Taką rewolucyjną zmianę przewiduje projekt nowelizacji ustawy o podatku od towarów i usług, przygotowany przez sejmową komisję „Przyjazne państwo”. Będzie on rozpatrywany na najbliższym posiedzeniu Sejmu rozpoczynającym się 2 września, wraz z rządową propozycją zmian w VAT. Dla przedsiębiorców niewątpliwie byłoby lepiej, gdyby zwyciężyła wersja komisyjna.
Kaucja gwarancyjna dotyczy firm, które działają krócej niż rok. Jeśli podatnik chce uzyskać zwrot VAT szybciej niż w ciągu 180 dni, musi wpłacić 250 tys. zł zabezpieczenia. Działający dłużej zasadniczo dostają zwrot w ciągu 60 dni.
Nie ma już wątpliwości, że obecne przepisy naruszają prawo UE, co potwierdził w wyroku z 10 lipca 2008 r. Europejski Trybunał Sprawiedliwości (sygn. C-25/07). Orzekł, że nie można różnicować firm i nakładać na te nowe dodatkowych obowiązków i ograniczeń tylko dlatego, że Skarb Państwa boi się nadużyć. Polskie prawo narusza zasadę proporcjonalności, wprowadzając zabezpieczenia niewspółmierne do stawianego im celu, jakim jest zwalczanie nadużyć.
Rządowy projekt ustawy przewiduje co prawda zniesienie kaucji gwarancyjnej, ale ułatwienie jest pozorne, bo w zamian chce wprowadzić inne zabezpieczenie majątkowe.

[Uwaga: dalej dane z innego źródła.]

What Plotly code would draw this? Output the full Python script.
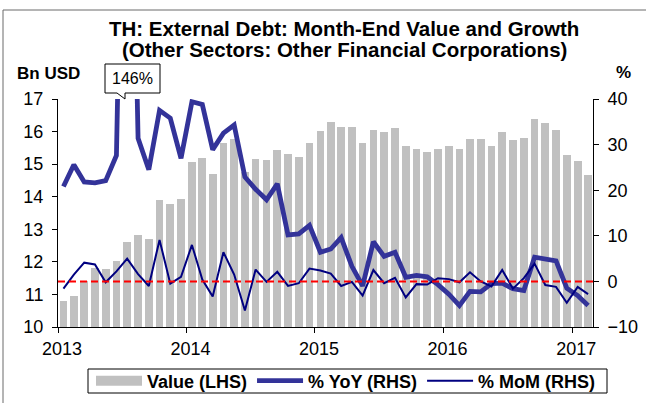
import pandas as pd
import plotly.graph_objects as go

# ---- data ----
months = pd.date_range("2013-01-01", periods=50, freq="MS").strftime("%Y-%m-%d").tolist()

value_bn_usd = [10.81, 10.95, 11.42, 11.81, 11.78, 12.02, 12.62, 12.83, 12.71, 13.89, 13.79, 13.94,
                15.06, 15.20, 14.70, 15.66, 15.78, 14.76, 15.16, 15.13, 15.44, 15.30, 15.22, 15.65,
                16.03, 16.30, 16.13, 16.15, 15.65, 16.05, 15.98, 16.11, 15.56, 15.48, 15.36, 15.47,
                15.55, 15.46, 15.78, 15.77, 15.57, 15.98, 15.75, 15.79, 16.38, 16.25, 16.04, 15.27,
                15.10, 14.67]

yoy_pct = [20.8, 25.6, 21.8, 21.6, 22.1, 27.6, 146.0, 31.4, 24.5, 37.5, 35.8, 27.0,
           39.4, 38.8, 28.9, 32.5, 34.3, 22.9, 20.2, 17.9, 21.4, 10.2, 10.4, 12.3,
           6.4, 7.1, 9.6, 3.3, -1.0, 8.7, 5.5, 6.4, 0.9, 1.3, 1.0, -0.7,
           -2.8, -5.3, -2.2, -2.3, -0.5, -0.4, -1.6, -2.0, 5.3, 5.0, 4.5, -1.5,
           -3.1, -5.3]

mom_pct = [-1.6, 1.5, 4.1, 3.7, -0.2, 2.2, 5.0, 1.6, -1.0, 9.1, -0.5, 1.0,
           8.0, 0.4, -3.3, 6.4, 1.5, -6.4, 2.6, -0.1, 2.1, -1.0, -0.4, 2.8,
           2.4, 1.7, -1.0, -0.1, -3.1, 2.5, -0.4, 0.8, -3.5, -0.6, -0.7, 0.7,
           0.5, -0.2, 2.0, 0.0, -1.1, 2.5, -1.6, 0.7, 3.9, -0.8, -1.2, -4.7,
           -1.2, -2.8]

year_ticks = ["2013-01-01", "2014-01-01", "2015-01-01", "2016-01-01", "2017-01-01"]
year_labels = ["2013", "2014", "2015", "2016", "2017"]

title_line1 = "TH: External Debt: Month-End Value and Growth"
title_line2 = "(Other Sectors: Other Financial Corporations)"
peak_label = "146%"

# ---- layout helpers ----
W, H = 646, 403
L, R, T, B = 58, 53, 99, 76
PW, PH = W - L - R, H - T - B


def px(x):
    return (x - L) / PW


def py(y):
    return (H - B - y) / PH


FONT = "Liberation Sans, Arial, sans-serif"
GREY = "#C0C0C0"
YOY_C = "#333399"
MOM_C = "#000080"

month_ms = 30.44 * 24 * 3600 * 1000

fig = go.Figure()
fig.add_trace(go.Bar(
    x=months, y=value_bn_usd, name="Value (LHS)", marker_color=GREY,
    marker_line_width=0, width=0.72 * month_ms,
    xperiod="M1", xperiodalignment="middle", showlegend=False, yaxis="y"))
# legend swatch for the bars (wide grey block, as in the reference legend)
fig.add_trace(go.Scatter(
    x=[None], y=[None], mode="lines", name="Value (LHS)",
    line=dict(color=GREY, width=10), yaxis="y"))
fig.add_trace(go.Scatter(
    x=months, y=yoy_pct, name="% YoY (RHS)", mode="lines",
    line=dict(color=YOY_C, width=4.8), xperiod="M1", xperiodalignment="middle",
    yaxis="y2"))
fig.add_trace(go.Scatter(
    x=months, y=mom_pct, name="% MoM (RHS)", mode="lines",
    line=dict(color=MOM_C, width=2), xperiod="M1", xperiodalignment="middle",
    yaxis="y2"))

axis_common = dict(showline=True, linecolor="black", linewidth=1, ticks="outside",
                   ticklen=5, tickcolor="black", showgrid=False, zeroline=False,
                   tickfont=dict(family=FONT, size=18, color="black"))

fig.update_layout(
    width=W, height=H,
    margin=dict(l=L, r=R, t=T, b=B, pad=0, autoexpand=False),
    paper_bgcolor="white", plot_bgcolor="white",
    font=dict(family=FONT, color="black"),
    bargap=0,
    xaxis=dict(type="date", range=["2013-01-01", "2017-03-01"],
               tickmode="array", tickvals=year_ticks, ticktext=year_labels,
               ticklabelshift=4, **axis_common),
    yaxis=dict(range=[10, 17], dtick=1, tick0=10, ticklabelstandoff=5, **axis_common),
    yaxis2=dict(range=[-10, 40], dtick=10, tick0=-10, overlaying="y", side="right",
                ticklabelstandoff=5, **axis_common),
    legend=dict(orientation="h", x=px(346), xanchor="center", y=py(381), yanchor="middle",
                borderwidth=0, bgcolor="rgba(0,0,0,0)",
                font=dict(family=FONT, size=18, color="black", weight="bold"),
                itemwidth=46, traceorder="normal"),
    showlegend=True,
)

# zero line on the right axis
fig.add_shape(type="line", xref="paper", x0=0, x1=1, yref="y2", y0=0, y1=0,
              line=dict(color="#FF0000", width=2, dash="7px,4px"), layer="above")

# outer frame (left and top edges)
fig.add_shape(type="path", xref="paper", yref="paper",
              path=f"M {px(3)},{py(410)} L {px(3)},{py(10)} L {px(650)},{py(10)}",
              line=dict(color="#6b6b6b", width=1))

# legend frame
fig.add_shape(type="rect", xref="paper", yref="paper",
              x0=px(88), x1=px(607), y0=py(369), y1=py(393),
              line=dict(color="black", width=1), fillcolor="rgba(0,0,0,0)", layer="below")

# callout for the off-scale peak
fig.add_shape(type="path", xref="paper", yref="paper",
              path=(f"M {px(105)},{py(64)} L {px(160)},{py(64)} L {px(160)},{py(93)} "
                    f"L {px(125)},{py(93)} L {px(125)},{py(99)} L {px(117)},{py(93)} "
                    f"L {px(105)},{py(93)} Z"),
              fillcolor="white", line=dict(color="black", width=1), layer="above")
fig.add_annotation(xref="paper", yref="paper", x=px(132.5), y=py(79),
                   xanchor="center", yanchor="middle",
                   text=peak_label, showarrow=False,
                   font=dict(family=FONT, size=16, color="black"))

# titles and axis captions
fig.add_annotation(xref="paper", yref="paper", x=px(344), y=py(29), text=title_line1,
                   xanchor="center", yanchor="middle", showarrow=False, borderpad=0,
                   font=dict(family=FONT, size=20.5, color="black", weight="bold"))
fig.add_annotation(xref="paper", yref="paper", x=px(344), y=py(49.5), text=title_line2,
                   xanchor="center", yanchor="middle", showarrow=False, borderpad=0,
                   font=dict(family=FONT, size=20.5, color="black", weight="bold"))
fig.add_annotation(xref="paper", yref="paper", x=px(15), xanchor="left", y=py(73),
                   yanchor="middle", text="Bn USD", showarrow=False,
                   font=dict(family=FONT, size=17, color="black", weight="bold"))
fig.add_annotation(xref="paper", yref="paper", x=px(623), y=py(72), text="%",
                   xanchor="center", yanchor="middle", showarrow=False,
                   font=dict(family=FONT, size=17, color="black", weight="bold"))

fig.write_html(
    "out.html",
    config={"displayModeBar": False},
    post_script="document.body.style.margin='0px';document.body.style.overflow='hidden';",
)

Jego wysokość nie będzie już taka sama dla wszystkich nowych firm, ale proporcjonalna do kwoty oczekiwanego zwrotu. Może to być np. gwarancja bankowa czy ubezpieczeniowa. Rządowa propozycja nie wzbudziła entuzjazmu ekspertów, którzy obawiają się, że jeśli Sejm uchwali ją w tym kształcie, to polski przepis znów trafi przed unijny trybunał.
Co w tej sytuacji zaproponowała komisja pracująca pod kierownictwem posła Janusza Palikota? Przedsiębiorcy rozpoczynający działalność gospodarczą mieliby prawo do zwrotu podatku w takich samych terminach jak pozostali podatnicy. Byłoby to więc – w zależności od sytuacji – 60 lub 180 dni, z możliwością skrócenia tego terminu do 25 dni.
Jak czytamy w uzasadnieniu projektu komisji, chodzi o zrównanie sytuacji prawnej początkujących przedsiębiorców z tymi, którzy funkcjonują już dłużej na rynku.
Posłowie stwierdzili też, że zaproponowana zmiana nie ma wpływu na dochody budżetu. Nie należy się więc obawiać ubytku dochodów. Organy podatkowe będą zaś miały pełne możliwości skontrolowania, czy zwrot VAT dla danej firmy jest zasadny.
Rozwiązanie to miałoby wejść w życie już 1 października 2008 r. Czy tak się stanie, zdecyduje Sejm. Czasu w każdym razie jest bardzo mało. Nie wiadomo też, czy większość sejmowa nie poprze wersji rządowej.